▸ REQUIRED WORK
Do not carry the pictures over; copy every other part of the entries exactly.

════════

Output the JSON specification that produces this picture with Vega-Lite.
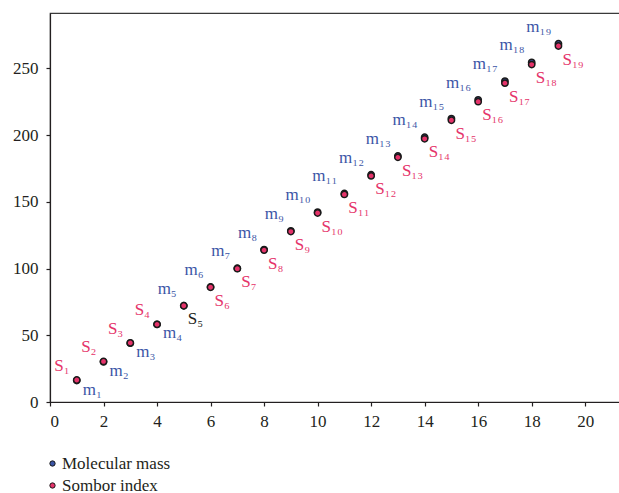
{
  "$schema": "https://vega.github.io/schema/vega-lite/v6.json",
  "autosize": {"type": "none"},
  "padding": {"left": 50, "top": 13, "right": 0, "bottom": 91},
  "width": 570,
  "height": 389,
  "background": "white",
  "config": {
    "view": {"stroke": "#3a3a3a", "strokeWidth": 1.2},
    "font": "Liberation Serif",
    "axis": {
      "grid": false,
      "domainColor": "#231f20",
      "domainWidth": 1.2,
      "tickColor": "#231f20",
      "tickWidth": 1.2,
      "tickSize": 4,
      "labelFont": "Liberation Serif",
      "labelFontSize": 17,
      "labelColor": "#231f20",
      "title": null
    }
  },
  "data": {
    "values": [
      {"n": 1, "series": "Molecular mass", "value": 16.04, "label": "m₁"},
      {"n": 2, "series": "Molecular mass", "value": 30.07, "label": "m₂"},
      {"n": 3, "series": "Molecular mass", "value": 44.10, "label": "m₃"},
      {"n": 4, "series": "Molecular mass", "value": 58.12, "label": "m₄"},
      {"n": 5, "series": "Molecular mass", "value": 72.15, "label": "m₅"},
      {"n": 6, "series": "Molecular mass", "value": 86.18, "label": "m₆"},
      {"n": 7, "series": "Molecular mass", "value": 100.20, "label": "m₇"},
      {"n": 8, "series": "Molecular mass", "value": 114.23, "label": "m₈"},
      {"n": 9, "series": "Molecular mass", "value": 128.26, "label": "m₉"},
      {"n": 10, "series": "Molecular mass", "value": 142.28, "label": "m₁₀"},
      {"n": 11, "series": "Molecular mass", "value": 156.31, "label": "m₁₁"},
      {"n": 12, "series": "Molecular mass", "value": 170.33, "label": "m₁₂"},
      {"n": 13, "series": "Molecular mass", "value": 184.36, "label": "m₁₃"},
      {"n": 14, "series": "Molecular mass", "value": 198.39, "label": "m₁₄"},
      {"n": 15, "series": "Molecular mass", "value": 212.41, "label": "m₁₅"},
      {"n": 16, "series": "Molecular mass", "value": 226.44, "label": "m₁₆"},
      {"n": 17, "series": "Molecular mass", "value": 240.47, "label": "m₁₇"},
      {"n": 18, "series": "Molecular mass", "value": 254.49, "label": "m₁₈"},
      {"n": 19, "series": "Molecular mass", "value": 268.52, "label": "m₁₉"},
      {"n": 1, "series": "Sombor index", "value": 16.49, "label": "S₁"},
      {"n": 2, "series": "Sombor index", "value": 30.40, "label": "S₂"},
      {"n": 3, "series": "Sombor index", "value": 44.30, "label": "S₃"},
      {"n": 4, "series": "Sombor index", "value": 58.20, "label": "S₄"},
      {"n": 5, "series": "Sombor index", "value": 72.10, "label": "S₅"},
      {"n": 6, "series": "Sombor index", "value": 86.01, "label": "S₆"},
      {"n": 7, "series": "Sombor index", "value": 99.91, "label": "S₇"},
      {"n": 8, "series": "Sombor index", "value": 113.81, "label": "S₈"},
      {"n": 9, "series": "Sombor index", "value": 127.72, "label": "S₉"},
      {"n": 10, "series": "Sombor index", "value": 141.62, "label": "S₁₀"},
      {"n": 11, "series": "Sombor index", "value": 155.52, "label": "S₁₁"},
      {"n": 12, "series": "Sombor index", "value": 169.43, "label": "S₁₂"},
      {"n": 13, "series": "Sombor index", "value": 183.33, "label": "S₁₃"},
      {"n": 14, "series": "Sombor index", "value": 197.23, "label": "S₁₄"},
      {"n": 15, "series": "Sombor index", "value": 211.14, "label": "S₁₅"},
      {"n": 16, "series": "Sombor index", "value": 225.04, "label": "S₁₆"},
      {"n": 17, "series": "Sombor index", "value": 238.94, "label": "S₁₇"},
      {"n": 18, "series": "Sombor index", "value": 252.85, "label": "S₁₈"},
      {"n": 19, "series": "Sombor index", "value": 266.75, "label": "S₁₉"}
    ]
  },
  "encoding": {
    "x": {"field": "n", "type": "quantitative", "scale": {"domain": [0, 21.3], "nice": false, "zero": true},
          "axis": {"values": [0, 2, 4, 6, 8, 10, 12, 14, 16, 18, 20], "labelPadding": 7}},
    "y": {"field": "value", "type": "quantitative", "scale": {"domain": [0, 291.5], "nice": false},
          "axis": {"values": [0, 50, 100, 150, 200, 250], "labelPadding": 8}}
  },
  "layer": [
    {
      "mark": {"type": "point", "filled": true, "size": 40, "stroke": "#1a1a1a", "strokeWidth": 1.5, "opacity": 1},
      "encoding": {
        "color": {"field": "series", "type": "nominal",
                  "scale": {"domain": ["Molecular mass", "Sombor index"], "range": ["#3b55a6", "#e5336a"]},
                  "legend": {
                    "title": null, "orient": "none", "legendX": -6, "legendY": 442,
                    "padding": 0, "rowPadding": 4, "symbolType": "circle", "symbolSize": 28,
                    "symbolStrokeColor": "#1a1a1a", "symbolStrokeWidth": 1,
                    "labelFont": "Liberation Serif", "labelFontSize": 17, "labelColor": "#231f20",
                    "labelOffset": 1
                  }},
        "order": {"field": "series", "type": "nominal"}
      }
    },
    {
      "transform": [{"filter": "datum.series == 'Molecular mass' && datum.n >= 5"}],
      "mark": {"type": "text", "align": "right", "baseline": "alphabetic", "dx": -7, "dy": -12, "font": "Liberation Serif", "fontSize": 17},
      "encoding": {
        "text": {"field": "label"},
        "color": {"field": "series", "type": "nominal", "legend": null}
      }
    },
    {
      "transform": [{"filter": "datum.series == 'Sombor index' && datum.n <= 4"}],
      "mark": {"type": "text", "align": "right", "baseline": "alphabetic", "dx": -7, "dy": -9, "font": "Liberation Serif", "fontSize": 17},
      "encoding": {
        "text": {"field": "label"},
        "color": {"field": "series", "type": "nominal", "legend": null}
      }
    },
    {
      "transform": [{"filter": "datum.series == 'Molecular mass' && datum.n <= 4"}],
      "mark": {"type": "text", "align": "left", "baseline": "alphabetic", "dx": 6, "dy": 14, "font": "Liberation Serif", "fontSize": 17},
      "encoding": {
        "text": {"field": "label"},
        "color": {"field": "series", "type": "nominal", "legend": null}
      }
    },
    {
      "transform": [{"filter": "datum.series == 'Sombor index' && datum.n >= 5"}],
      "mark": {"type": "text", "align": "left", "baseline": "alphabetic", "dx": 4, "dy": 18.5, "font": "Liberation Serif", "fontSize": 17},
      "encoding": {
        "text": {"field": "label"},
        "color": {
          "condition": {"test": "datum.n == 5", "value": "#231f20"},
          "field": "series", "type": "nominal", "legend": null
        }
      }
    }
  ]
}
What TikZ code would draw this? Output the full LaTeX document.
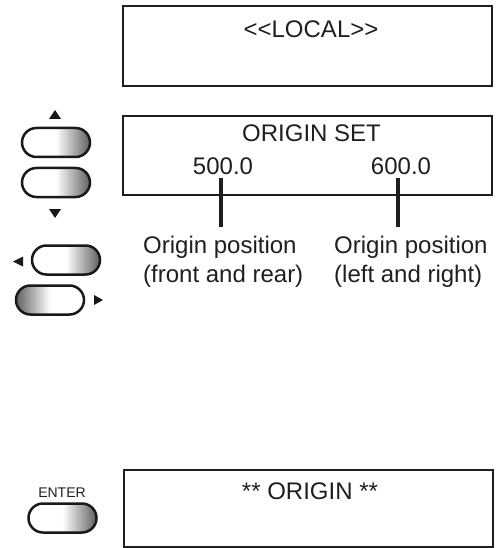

════════

▸ SOLUTION
Output the JSON specification that produces this picture with Vega-Lite.
{
  "$schema": "https://vega.github.io/schema/vega-lite/v6.json",
  "autosize": {"type": "none"},
  "padding": {"left": 50, "top": 13, "right": 0, "bottom": 91},
  "width": 570,
  "height": 389,
  "background": "white",
  "config": {
    "view": {"stroke": "#3a3a3a", "strokeWidth": 1.2},
    "font": "Liberation Serif",
    "axis": {
      "grid": false,
      "domainColor": "#231f20",
      "domainWidth": 1.2,
      "tickColor": "#231f20",
      "tickWidth": 1.2,
      "tickSize": 4,
      "labelFont": "Liberation Serif",
      "labelFontSize": 17,
      "labelColor": "#231f20",
      "title": null
    }
  },
  "data": {
    "values": [
      {"n": 1, "series": "Molecular mass", "value": 16.04, "label": "m₁"},
      {"n": 2, "series": "Molecular mass", "value": 30.07, "label": "m₂"},
      {"n": 3, "series": "Molecular mass", "value": 44.10, "label": "m₃"},
      {"n": 4, "series": "Molecular mass", "value": 58.12, "label": "m₄"},
      {"n": 5, "series": "Molecular mass", "value": 72.15, "label": "m₅"},
      {"n": 6, "series": "Molecular mass", "value": 86.18, "label": "m₆"},
      {"n": 7, "series": "Molecular mass", "value": 100.20, "label": "m₇"},
      {"n": 8, "series": "Molecular mass", "value": 114.23, "label": "m₈"},
      {"n": 9, "series": "Molecular mass", "value": 128.26, "label": "m₉"},
      {"n": 10, "series": "Molecular mass", "value": 142.28, "label": "m₁₀"},
      {"n": 11, "series": "Molecular mass", "value": 156.31, "label": "m₁₁"},
      {"n": 12, "series": "Molecular mass", "value": 170.33, "label": "m₁₂"},
      {"n": 13, "series": "Molecular mass", "value": 184.36, "label": "m₁₃"},
      {"n": 14, "series": "Molecular mass", "value": 198.39, "label": "m₁₄"},
      {"n": 15, "series": "Molecular mass", "value": 212.41, "label": "m₁₅"},
      {"n": 16, "series": "Molecular mass", "value": 226.44, "label": "m₁₆"},
      {"n": 17, "series": "Molecular mass", "value": 240.47, "label": "m₁₇"},
      {"n": 18, "series": "Molecular mass", "value": 254.49, "label": "m₁₈"},
      {"n": 19, "series": "Molecular mass", "value": 268.52, "label": "m₁₉"},
      {"n": 1, "series": "Sombor index", "value": 16.49, "label": "S₁"},
      {"n": 2, "series": "Sombor index", "value": 30.40, "label": "S₂"},
      {"n": 3, "series": "Sombor index", "value": 44.30, "label": "S₃"},
      {"n": 4, "series": "Sombor index", "value": 58.20, "label": "S₄"},
      {"n": 5, "series": "Sombor index", "value": 72.10, "label": "S₅"},
      {"n": 6, "series": "Sombor index", "value": 86.01, "label": "S₆"},
      {"n": 7, "series": "Sombor index", "value": 99.91, "label": "S₇"},
      {"n": 8, "series": "Sombor index", "value": 113.81, "label": "S₈"},
      {"n": 9, "series": "Sombor index", "value": 127.72, "label": "S₉"},
      {"n": 10, "series": "Sombor index", "value": 141.62, "label": "S₁₀"},
      {"n": 11, "series": "Sombor index", "value": 155.52, "label": "S₁₁"},
      {"n": 12, "series": "Sombor index", "value": 169.43, "label": "S₁₂"},
      {"n": 13, "series": "Sombor index", "value": 183.33, "label": "S₁₃"},
      {"n": 14, "series": "Sombor index", "value": 197.23, "label": "S₁₄"},
      {"n": 15, "series": "Sombor index", "value": 211.14, "label": "S₁₅"},
      {"n": 16, "series": "Sombor index", "value": 225.04, "label": "S₁₆"},
      {"n": 17, "series": "Sombor index", "value": 238.94, "label": "S₁₇"},
      {"n": 18, "series": "Sombor index", "value": 252.85, "label": "S₁₈"},
      {"n": 19, "series": "Sombor index", "value": 266.75, "label": "S₁₉"}
    ]
  },
  "encoding": {
    "x": {"field": "n", "type": "quantitative", "scale": {"domain": [0, 21.3], "nice": false, "zero": true},
          "axis": {"values": [0, 2, 4, 6, 8, 10, 12, 14, 16, 18, 20], "labelPadding": 7}},
    "y": {"field": "value", "type": "quantitative", "scale": {"domain": [0, 291.5], "nice": false},
          "axis": {"values": [0, 50, 100, 150, 200, 250], "labelPadding": 8}}
  },
  "layer": [
    {
      "mark": {"type": "point", "filled": true, "size": 40, "stroke": "#1a1a1a", "strokeWidth": 1.5, "opacity": 1},
      "encoding": {
        "color": {"field": "series", "type": "nominal",
                  "scale": {"domain": ["Molecular mass", "Sombor index"], "range": ["#3b55a6", "#e5336a"]},
                  "legend": {
                    "title": null, "orient": "none", "legendX": -6, "legendY": 442,
                    "padding": 0, "rowPadding": 4, "symbolType": "circle", "symbolSize": 28,
                    "symbolStrokeColor": "#1a1a1a", "symbolStrokeWidth": 1,
                    "labelFont": "Liberation Serif", "labelFontSize": 17, "labelColor": "#231f20",
                    "labelOffset": 1
                  }},
        "order": {"field": "series", "type": "nominal"}
      }
    },
    {
      "transform": [{"filter": "datum.series == 'Molecular mass' && datum.n >= 5"}],
      "mark": {"type": "text", "align": "right", "baseline": "alphabetic", "dx": -7, "dy": -12, "font": "Liberation Serif", "fontSize": 17},
      "encoding": {
        "text": {"field": "label"},
        "color": {"field": "series", "type": "nominal", "legend": null}
      }
    },
    {
      "transform": [{"filter": "datum.series == 'Sombor index' && datum.n <= 4"}],
      "mark": {"type": "text", "align": "right", "baseline": "alphabetic", "dx": -7, "dy": -9, "font": "Liberation Serif", "fontSize": 17},
      "encoding": {
        "text": {"field": "label"},
        "color": {"field": "series", "type": "nominal", "legend": null}
      }
    },
    {
      "transform": [{"filter": "datum.series == 'Molecular mass' && datum.n <= 4"}],
      "mark": {"type": "text", "align": "left", "baseline": "alphabetic", "dx": 6, "dy": 14, "font": "Liberation Serif", "fontSize": 17},
      "encoding": {
        "text": {"field": "label"},
        "color": {"field": "series", "type": "nominal", "legend": null}
      }
    },
    {
      "transform": [{"filter": "datum.series == 'Sombor index' && datum.n >= 5"}],
      "mark": {"type": "text", "align": "left", "baseline": "alphabetic", "dx": 4, "dy": 18.5, "font": "Liberation Serif", "fontSize": 17},
      "encoding": {
        "text": {"field": "label"},
        "color": {
          "condition": {"test": "datum.n == 5", "value": "#231f20"},
          "field": "series", "type": "nominal", "legend": null
        }
      }
    }
  ]
}
What TikZ code would draw this? Output the full LaTeX document.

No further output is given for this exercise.